Astronomer Enterprise is a collection open-source-based data applications that run on Kubernetes.
- Astronomer Pilot provides a centralized GUI, API, monitoring, alerts, and orchestration.
- Modules are deployed as interfaces and services that utilized shared data stores (Postgres, Redis, Kafka).
The Astronomer Platform aims to provide a managed, convenient, open-source-based clickstream experience in any cloud. You can learn more about the functionality of the clickstream module here.
- User Events are sent from your applications to the Go-based Event API which drops them into Apache Kafka.
- The Event Router reads from configuration for the application to determine what to do with each event, where to forward it to, etc., and rewrites the event to destination-specific Kafka topics.

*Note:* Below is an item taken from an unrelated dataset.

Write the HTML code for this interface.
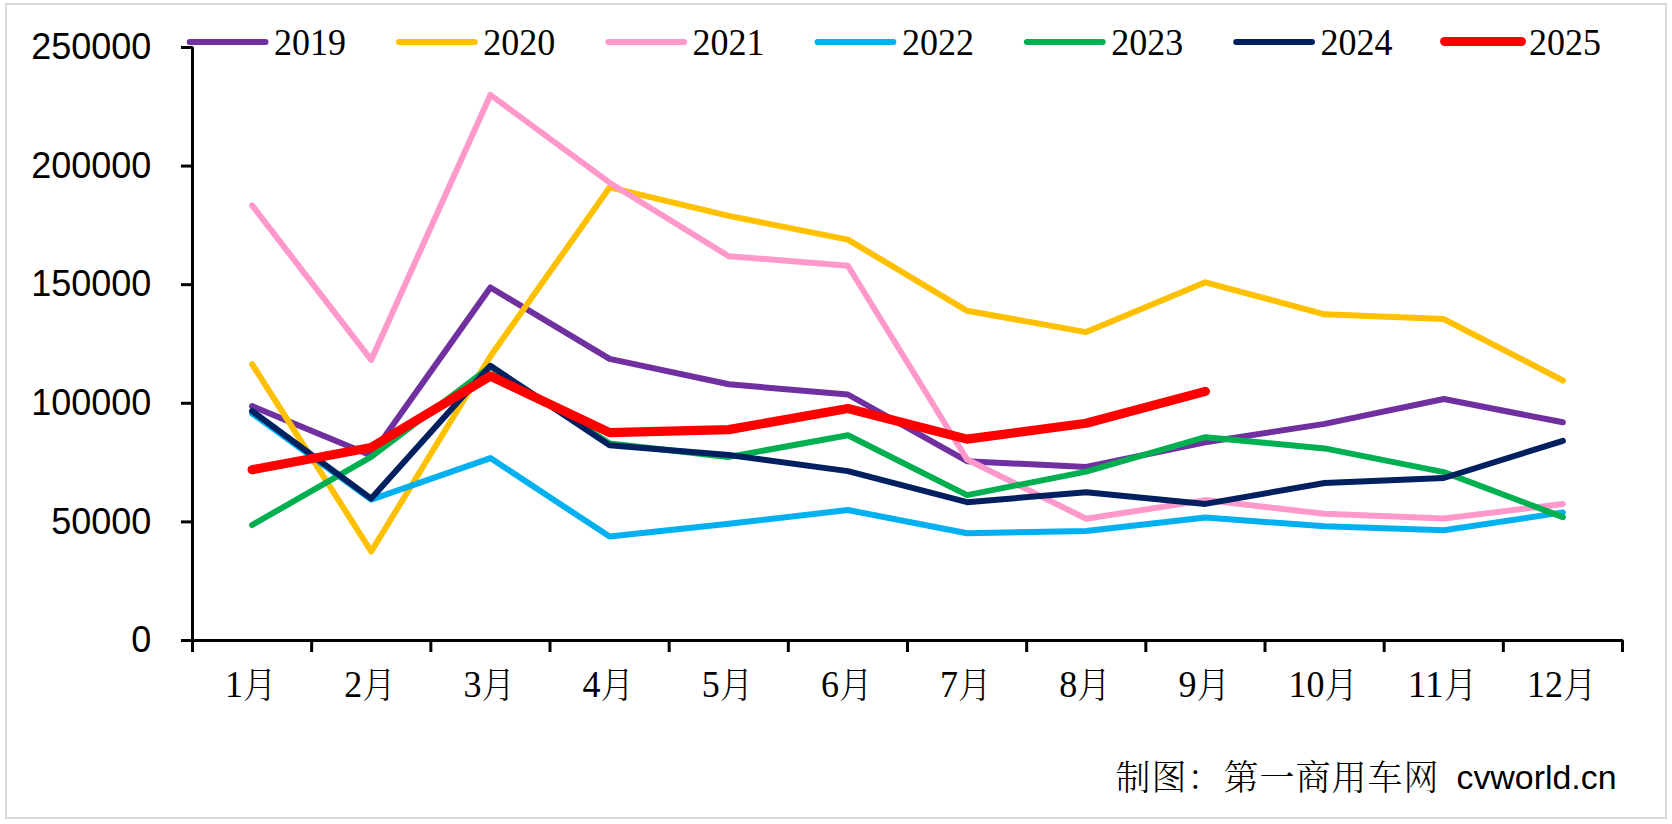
<!DOCTYPE html>
<html lang="zh-CN"><head><meta charset="utf-8"><title>chart</title>
<style>html,body{margin:0;padding:0;background:#fff}body{width:1672px;height:824px;overflow:hidden}svg{display:block}
.ax{font-family:"Liberation Sans",sans-serif;font-size:36px;fill:#000}
.ser{font-family:"Liberation Serif","Noto Serif CJK SC",serif;font-size:37.5px;fill:#000}
.cjk{font-family:"Liberation Serif","Noto Serif CJK SC",serif;font-size:36px;fill:#000;font-weight:300}
.ft{font-family:"Liberation Serif","Noto Serif CJK SC",serif;font-size:35px;letter-spacing:1px;fill:#000;font-weight:300}
.cv{font-family:"Liberation Sans",sans-serif;font-size:34px;fill:#000}
</style></head><body>
<svg width="1672" height="824" viewBox="0 0 1672 824">
<rect x="0" y="0" width="1672" height="824" fill="#fff"/>
<rect x="6" y="4" width="1660" height="814" fill="none" stroke="#d9d9d9" stroke-width="2"/>
<polyline points="252.1,406.1 371.2,455.5 490.4,287.5 609.6,358.9 728.8,384.3 847.9,394.5 967.1,461.2 1086.2,466.9 1205.4,442.2 1324.6,423.9 1443.8,399.0 1562.9,422.3" fill="none" stroke="#7030A0" stroke-width="6" stroke-linecap="round" stroke-linejoin="round"/>
<polyline points="252.1,364.1 371.2,551.5 490.4,356.3 609.6,187.4 728.8,215.9 847.9,239.6 967.1,310.8 1086.2,332.1 1205.4,282.3 1324.6,314.3 1443.8,319.1 1562.9,380.5" fill="none" stroke="#FFC000" stroke-width="6" stroke-linecap="round" stroke-linejoin="round"/>
<polyline points="252.1,205.4 371.2,359.9 490.4,94.9 609.6,182.7 728.8,256.2 847.9,265.7 967.1,459.5 1086.2,518.8 1205.4,500.1 1324.6,513.8 1443.8,518.6 1562.9,504.1" fill="none" stroke="#FF99CC" stroke-width="6" stroke-linecap="round" stroke-linejoin="round"/>
<polyline points="252.1,413.5 371.2,499.6 490.4,458.1 609.6,536.6 728.8,523.8 847.9,510.0 967.1,533.3 1086.2,530.9 1205.4,517.6 1324.6,526.2 1443.8,530.2 1562.9,512.4" fill="none" stroke="#00B0F0" stroke-width="6" stroke-linecap="round" stroke-linejoin="round"/>
<polyline points="252.1,525.0 371.2,456.9 490.4,366.7 609.6,443.4 728.8,456.9 847.9,435.3 967.1,495.1 1086.2,471.6 1205.4,437.2 1324.6,448.4 1443.8,472.1 1562.9,517.1" fill="none" stroke="#00B050" stroke-width="6" stroke-linecap="round" stroke-linejoin="round"/>
<polyline points="252.1,411.1 371.2,498.6 490.4,365.8 609.6,445.3 728.8,455.0 847.9,471.1 967.1,502.2 1086.2,492.2 1205.4,503.9 1324.6,483.0 1443.8,478.0 1562.9,440.8" fill="none" stroke="#002060" stroke-width="6" stroke-linecap="round" stroke-linejoin="round"/>
<polyline points="252.1,469.7 371.2,447.4 490.4,376.0 609.6,432.7 728.8,429.6 847.9,408.5 967.1,439.1 1086.2,423.2 1205.4,391.4" fill="none" stroke="#FF0000" stroke-width="9.2" stroke-linecap="round" stroke-linejoin="round"/>
<g stroke="#000" stroke-width="3" fill="none" stroke-linejoin="bevel">
<path d="M181 47.45 H192.50 V652"/>
<path d="M181 640.50 H1622.50 V652"/>
<path d="M181 521.89 H192.50"/>
<path d="M181 403.28 H192.50"/>
<path d="M181 284.67 H192.50"/>
<path d="M181 166.06 H192.50"/>
<path d="M311.67 640.50 V652"/>
<path d="M430.83 640.50 V652"/>
<path d="M550.00 640.50 V652"/>
<path d="M669.17 640.50 V652"/>
<path d="M788.33 640.50 V652"/>
<path d="M907.50 640.50 V652"/>
<path d="M1026.67 640.50 V652"/>
<path d="M1145.83 640.50 V652"/>
<path d="M1265.00 640.50 V652"/>
<path d="M1384.17 640.50 V652"/>
<path d="M1503.33 640.50 V652"/>
</g>
<text class="ax" x="151.3" y="652.1" text-anchor="end">0</text>
<text class="ax" x="151.3" y="533.5" text-anchor="end">50000</text>
<text class="ax" x="151.3" y="414.9" text-anchor="end">100000</text>
<text class="ax" x="151.3" y="296.3" text-anchor="end">150000</text>
<text class="ax" x="151.3" y="177.7" text-anchor="end">200000</text>
<text class="ax" x="151.3" y="59.1" text-anchor="end">250000</text>
<text class="ser" x="225.1" y="697.3" textLength="18" lengthAdjust="spacingAndGlyphs">1</text>
<text class="cjk" x="243.1" y="698.0" textLength="33.5" lengthAdjust="spacingAndGlyphs">月</text>
<text class="ser" x="344.2" y="697.3" textLength="18" lengthAdjust="spacingAndGlyphs">2</text>
<text class="cjk" x="362.2" y="698.0" textLength="33.5" lengthAdjust="spacingAndGlyphs">月</text>
<text class="ser" x="463.4" y="697.3" textLength="18" lengthAdjust="spacingAndGlyphs">3</text>
<text class="cjk" x="481.4" y="698.0" textLength="33.5" lengthAdjust="spacingAndGlyphs">月</text>
<text class="ser" x="582.6" y="697.3" textLength="18" lengthAdjust="spacingAndGlyphs">4</text>
<text class="cjk" x="600.6" y="698.0" textLength="33.5" lengthAdjust="spacingAndGlyphs">月</text>
<text class="ser" x="701.8" y="697.3" textLength="18" lengthAdjust="spacingAndGlyphs">5</text>
<text class="cjk" x="719.8" y="698.0" textLength="33.5" lengthAdjust="spacingAndGlyphs">月</text>
<text class="ser" x="820.9" y="697.3" textLength="18" lengthAdjust="spacingAndGlyphs">6</text>
<text class="cjk" x="838.9" y="698.0" textLength="33.5" lengthAdjust="spacingAndGlyphs">月</text>
<text class="ser" x="940.1" y="697.3" textLength="18" lengthAdjust="spacingAndGlyphs">7</text>
<text class="cjk" x="958.1" y="698.0" textLength="33.5" lengthAdjust="spacingAndGlyphs">月</text>
<text class="ser" x="1059.2" y="697.3" textLength="18" lengthAdjust="spacingAndGlyphs">8</text>
<text class="cjk" x="1077.2" y="698.0" textLength="33.5" lengthAdjust="spacingAndGlyphs">月</text>
<text class="ser" x="1178.4" y="697.3" textLength="18" lengthAdjust="spacingAndGlyphs">9</text>
<text class="cjk" x="1196.4" y="698.0" textLength="33.5" lengthAdjust="spacingAndGlyphs">月</text>
<text class="ser" x="1288.6" y="697.3" textLength="36" lengthAdjust="spacingAndGlyphs">10</text>
<text class="cjk" x="1324.6" y="698.0" textLength="33.5" lengthAdjust="spacingAndGlyphs">月</text>
<text class="ser" x="1407.8" y="697.3" textLength="36" lengthAdjust="spacingAndGlyphs">11</text>
<text class="cjk" x="1443.8" y="698.0" textLength="33.5" lengthAdjust="spacingAndGlyphs">月</text>
<text class="ser" x="1526.9" y="697.3" textLength="36" lengthAdjust="spacingAndGlyphs">12</text>
<text class="cjk" x="1562.9" y="698.0" textLength="33.5" lengthAdjust="spacingAndGlyphs">月</text>
<path d="M189.7 41.9 H265.5" stroke="#7030A0" stroke-width="6" stroke-linecap="round" fill="none"/>
<text class="ser" x="274.0" y="55.2" textLength="72" lengthAdjust="spacingAndGlyphs">2019</text>
<path d="M399.0 41.9 H474.8" stroke="#FFC000" stroke-width="6" stroke-linecap="round" fill="none"/>
<text class="ser" x="483.3" y="55.2" textLength="72" lengthAdjust="spacingAndGlyphs">2020</text>
<path d="M608.3 41.9 H684.1" stroke="#FF99CC" stroke-width="6" stroke-linecap="round" fill="none"/>
<text class="ser" x="692.6" y="55.2" textLength="72" lengthAdjust="spacingAndGlyphs">2021</text>
<path d="M817.6 41.9 H893.4" stroke="#00B0F0" stroke-width="6" stroke-linecap="round" fill="none"/>
<text class="ser" x="901.9" y="55.2" textLength="72" lengthAdjust="spacingAndGlyphs">2022</text>
<path d="M1026.9 41.9 H1102.7" stroke="#00B050" stroke-width="6" stroke-linecap="round" fill="none"/>
<text class="ser" x="1111.2" y="55.2" textLength="72" lengthAdjust="spacingAndGlyphs">2023</text>
<path d="M1236.2 41.9 H1312.0" stroke="#002060" stroke-width="6" stroke-linecap="round" fill="none"/>
<text class="ser" x="1320.5" y="55.2" textLength="72" lengthAdjust="spacingAndGlyphs">2024</text>
<path d="M1444.7 41.5 H1521.4" stroke="#FF0000" stroke-width="9.2" stroke-linecap="round" fill="none"/>
<text class="ser" x="1529.0" y="55.2" textLength="72" lengthAdjust="spacingAndGlyphs">2025</text>
<text class="ft" x="1115.5" y="790.3">制图：第一商用车网</text>
<text class="cv" x="1456.5" y="788.9" textLength="160" lengthAdjust="spacingAndGlyphs">cvworld.cn</text>
</svg></body></html>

- Serverside workers process events off those destination-specific Kafka topics and send the events in real-time off to their destination.
- Sending events in batch (for example, to Redshift) require the Airflow Module.
The Astronomer Platform aims to provide a managed, convenient, mostly-stock Airflow experience in any cloud.
Airflow has several ways to hook in and customize different pieces. Since we are aiming to provide the best possible Airflow experience, with minimal commits on our fork, we’ve dropped support for the Mesos Executor, in favor of the Celery Executor.
The Celery Executor has the most support for Airflow features and reduces our dependency on the lower-level infrastructure layer. We can run our managed deployment on any number of orchestrators now. We currently have production-grade deployments for Marathon and Kubernetes, and an open edition on Docker Compose.
Running our Airflow deployment on Kubernetes has a few advantages over Marathon. Kubernetes has support for a resource they refer to as StatefulSets. StatefulSets are a way to run replicated pods that can mount durable, external volumes. Pods deployed as a replica of a StatefulSet each get a stable, well-known hostname as well. These two properties, make it a perfect match for Airflow Celery workers. The stable hostnames seamlessly allow the Airflow webserver to make requests to the correct worker for log files for a specific task, and the external volumes, ensure that the log data remains, even after a shutdown/upgrade/etc.
Our Celery workers also run with a tiny sidecar that takes care of truncating old log files to prevent the volumes from filling up, a problem we’ve run into in the past all too often.
We can also leverage StatefulSets to run a deployment-specific, “highly-available” Prometheus server. This just means that we can run two prometheus replicas, each with their own external volume for storage. To achieve the same type of behavior with Marathon, we would need to individually configure and manage duplicate deployments of these services or build external tooling to fake this behavior by running identical apps, that each mount their own external volumes - something we’re not looking to tackle at this point.
Another advantage of running Airflow on Kubernetes is Helm. Helm is essentially a package management solution for Kubernetes. Using Helm, we can define service dependencies, and template our YAML files so they don’t need to be manually tweaked for each deployment. We are able to define as many YAML files for our services as we need and template values in, by tweaking a single, separate, YAML file that contains concrete values for all the variables in the templates. Helm has a lot of nice features in addition to just templating that really make wielding multiple deployments of the same distributed system a lot easier and manageable.
Marathon really doesn’t have an equivalent here so we’ve built a small utility to template our Marathon JSON files in a similar way, but we do not have any plans of building a full-blown package management solution, like Helm. The DC/OS universe competes a little bit here, but is no substitute for Helm.
On a slightly related note, Kubernetes primarily works with YAML files to declaratively define resources, while Marathon requires JSON files. YAML is a lot easier to work with for these kinds of tasks, as JSON gets tedious and lengthy.
Finally, Kubernetes exposes a lot more than just “applications”, that can be declaratively defined and submitted to the cluster, allowing us to build up an entire distributed system, rather than juggling multiple steps to piece the system together. For example, our source controlled YAML files can be deployed in a single step, and it creates everything from managed configs and secrets, to load balancers, to replicated services and everything in between. With a single command, the entire system is deployed, wired-up and properly exposed to the outside world. Although we can do some similar things with Marathon it’s not as straightforward and we’d again probably need to build some custom tooling.
In general, Kubernetes provide a lot more primitives for building up distributed systems, while Marathon is more bare-bones. Under the hood, Mesos provides a low-level way to programatically allocate resources, which is great for things like Spark. Declaratively defining services with Kubernetes provides a lot of nice features that Marathon does not support and also allows us to quickly build more robust, interconnected systems. These are just some of the big reasons we’re moving forward with Kubernetes.
Deploying DAGs involves a Docker Registry that sends a webhook to a component we call Commander, which will generate Kubernetes calls and send them to the Airflow deployment, which will perform a rolling update to the Airflow deployment containers.